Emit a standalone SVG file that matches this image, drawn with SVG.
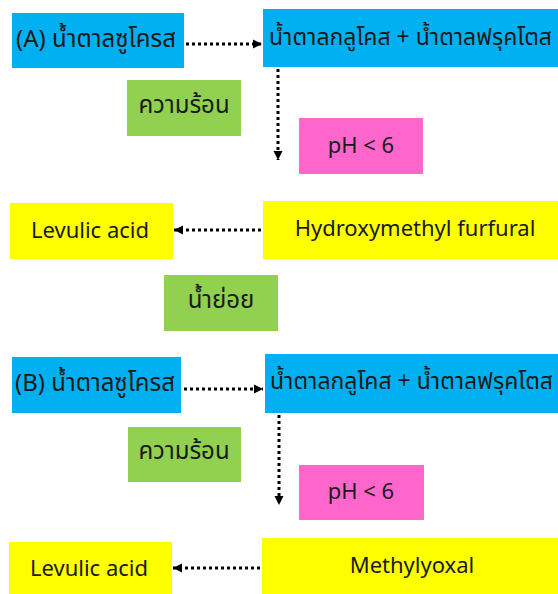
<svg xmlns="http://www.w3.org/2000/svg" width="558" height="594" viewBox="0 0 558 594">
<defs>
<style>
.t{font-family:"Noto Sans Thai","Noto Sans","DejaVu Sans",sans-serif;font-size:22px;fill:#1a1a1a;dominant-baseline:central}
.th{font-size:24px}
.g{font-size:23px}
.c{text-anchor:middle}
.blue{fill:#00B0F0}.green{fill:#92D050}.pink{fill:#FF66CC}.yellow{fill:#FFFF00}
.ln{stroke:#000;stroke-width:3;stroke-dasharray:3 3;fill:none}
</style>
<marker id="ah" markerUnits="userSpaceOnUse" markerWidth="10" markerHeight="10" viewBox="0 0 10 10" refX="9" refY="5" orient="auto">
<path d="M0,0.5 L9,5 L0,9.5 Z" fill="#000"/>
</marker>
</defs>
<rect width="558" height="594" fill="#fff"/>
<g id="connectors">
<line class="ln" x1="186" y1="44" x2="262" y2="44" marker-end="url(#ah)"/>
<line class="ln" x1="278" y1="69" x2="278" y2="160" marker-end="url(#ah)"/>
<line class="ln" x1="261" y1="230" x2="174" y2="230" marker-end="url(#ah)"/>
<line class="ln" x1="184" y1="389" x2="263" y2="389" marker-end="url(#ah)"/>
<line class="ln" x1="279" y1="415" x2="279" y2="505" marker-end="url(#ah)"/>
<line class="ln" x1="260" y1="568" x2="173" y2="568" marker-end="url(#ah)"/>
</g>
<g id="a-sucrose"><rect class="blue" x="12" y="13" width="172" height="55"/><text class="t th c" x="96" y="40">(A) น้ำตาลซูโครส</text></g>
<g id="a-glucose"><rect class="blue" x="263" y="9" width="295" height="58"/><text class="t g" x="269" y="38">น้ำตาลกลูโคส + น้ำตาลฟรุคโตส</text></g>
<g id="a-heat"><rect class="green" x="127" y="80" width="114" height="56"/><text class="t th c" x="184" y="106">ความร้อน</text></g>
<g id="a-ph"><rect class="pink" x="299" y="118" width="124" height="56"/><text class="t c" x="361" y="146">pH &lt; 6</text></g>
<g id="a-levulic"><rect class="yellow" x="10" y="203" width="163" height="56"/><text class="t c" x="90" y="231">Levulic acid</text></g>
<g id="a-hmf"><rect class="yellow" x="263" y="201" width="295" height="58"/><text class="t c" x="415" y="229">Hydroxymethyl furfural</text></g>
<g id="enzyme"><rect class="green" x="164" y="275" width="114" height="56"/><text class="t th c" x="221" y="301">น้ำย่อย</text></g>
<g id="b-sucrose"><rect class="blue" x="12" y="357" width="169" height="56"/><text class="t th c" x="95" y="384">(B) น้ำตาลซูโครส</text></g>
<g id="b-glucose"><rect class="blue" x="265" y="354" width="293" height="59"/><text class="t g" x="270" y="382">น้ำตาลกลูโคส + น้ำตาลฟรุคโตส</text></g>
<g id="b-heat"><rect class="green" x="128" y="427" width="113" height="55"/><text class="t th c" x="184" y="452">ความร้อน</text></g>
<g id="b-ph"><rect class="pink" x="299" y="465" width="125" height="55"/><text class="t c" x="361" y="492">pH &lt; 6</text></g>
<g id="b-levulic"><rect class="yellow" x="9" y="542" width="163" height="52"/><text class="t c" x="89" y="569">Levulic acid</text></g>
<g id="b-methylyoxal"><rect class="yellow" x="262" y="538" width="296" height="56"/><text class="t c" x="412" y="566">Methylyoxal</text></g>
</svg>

■ ■ ■ ■ ■ ■ ■

INSTRUCTIONS TO FOLLOW
Without including any pictures, print all of the material exactly as given.

TASK ANSWER
Emit a standalone SVG file that matches this image, drawn with SVG.
<svg xmlns="http://www.w3.org/2000/svg" width="558" height="594" viewBox="0 0 558 594">
<defs>
<style>
.t{font-family:"Noto Sans Thai","Noto Sans","DejaVu Sans",sans-serif;font-size:22px;fill:#1a1a1a;dominant-baseline:central}
.th{font-size:24px}
.g{font-size:23px}
.c{text-anchor:middle}
.blue{fill:#00B0F0}.green{fill:#92D050}.pink{fill:#FF66CC}.yellow{fill:#FFFF00}
.ln{stroke:#000;stroke-width:3;stroke-dasharray:3 3;fill:none}
</style>
<marker id="ah" markerUnits="userSpaceOnUse" markerWidth="10" markerHeight="10" viewBox="0 0 10 10" refX="9" refY="5" orient="auto">
<path d="M0,0.5 L9,5 L0,9.5 Z" fill="#000"/>
</marker>
</defs>
<rect width="558" height="594" fill="#fff"/>
<g id="connectors">
<line class="ln" x1="186" y1="44" x2="262" y2="44" marker-end="url(#ah)"/>
<line class="ln" x1="278" y1="69" x2="278" y2="160" marker-end="url(#ah)"/>
<line class="ln" x1="261" y1="230" x2="174" y2="230" marker-end="url(#ah)"/>
<line class="ln" x1="184" y1="389" x2="263" y2="389" marker-end="url(#ah)"/>
<line class="ln" x1="279" y1="415" x2="279" y2="505" marker-end="url(#ah)"/>
<line class="ln" x1="260" y1="568" x2="173" y2="568" marker-end="url(#ah)"/>
</g>
<g id="a-sucrose"><rect class="blue" x="12" y="13" width="172" height="55"/><text class="t th c" x="96" y="40">(A) น้ำตาลซูโครส</text></g>
<g id="a-glucose"><rect class="blue" x="263" y="9" width="295" height="58"/><text class="t g" x="269" y="38">น้ำตาลกลูโคส + น้ำตาลฟรุคโตส</text></g>
<g id="a-heat"><rect class="green" x="127" y="80" width="114" height="56"/><text class="t th c" x="184" y="106">ความร้อน</text></g>
<g id="a-ph"><rect class="pink" x="299" y="118" width="124" height="56"/><text class="t c" x="361" y="146">pH &lt; 6</text></g>
<g id="a-levulic"><rect class="yellow" x="10" y="203" width="163" height="56"/><text class="t c" x="90" y="231">Levulic acid</text></g>
<g id="a-hmf"><rect class="yellow" x="263" y="201" width="295" height="58"/><text class="t c" x="415" y="229">Hydroxymethyl furfural</text></g>
<g id="enzyme"><rect class="green" x="164" y="275" width="114" height="56"/><text class="t th c" x="221" y="301">น้ำย่อย</text></g>
<g id="b-sucrose"><rect class="blue" x="12" y="357" width="169" height="56"/><text class="t th c" x="95" y="384">(B) น้ำตาลซูโครส</text></g>
<g id="b-glucose"><rect class="blue" x="265" y="354" width="293" height="59"/><text class="t g" x="270" y="382">น้ำตาลกลูโคส + น้ำตาลฟรุคโตส</text></g>
<g id="b-heat"><rect class="green" x="128" y="427" width="113" height="55"/><text class="t th c" x="184" y="452">ความร้อน</text></g>
<g id="b-ph"><rect class="pink" x="299" y="465" width="125" height="55"/><text class="t c" x="361" y="492">pH &lt; 6</text></g>
<g id="b-levulic"><rect class="yellow" x="9" y="542" width="163" height="52"/><text class="t c" x="89" y="569">Levulic acid</text></g>
<g id="b-methylyoxal"><rect class="yellow" x="262" y="538" width="296" height="56"/><text class="t c" x="412" y="566">Methylyoxal</text></g>
</svg>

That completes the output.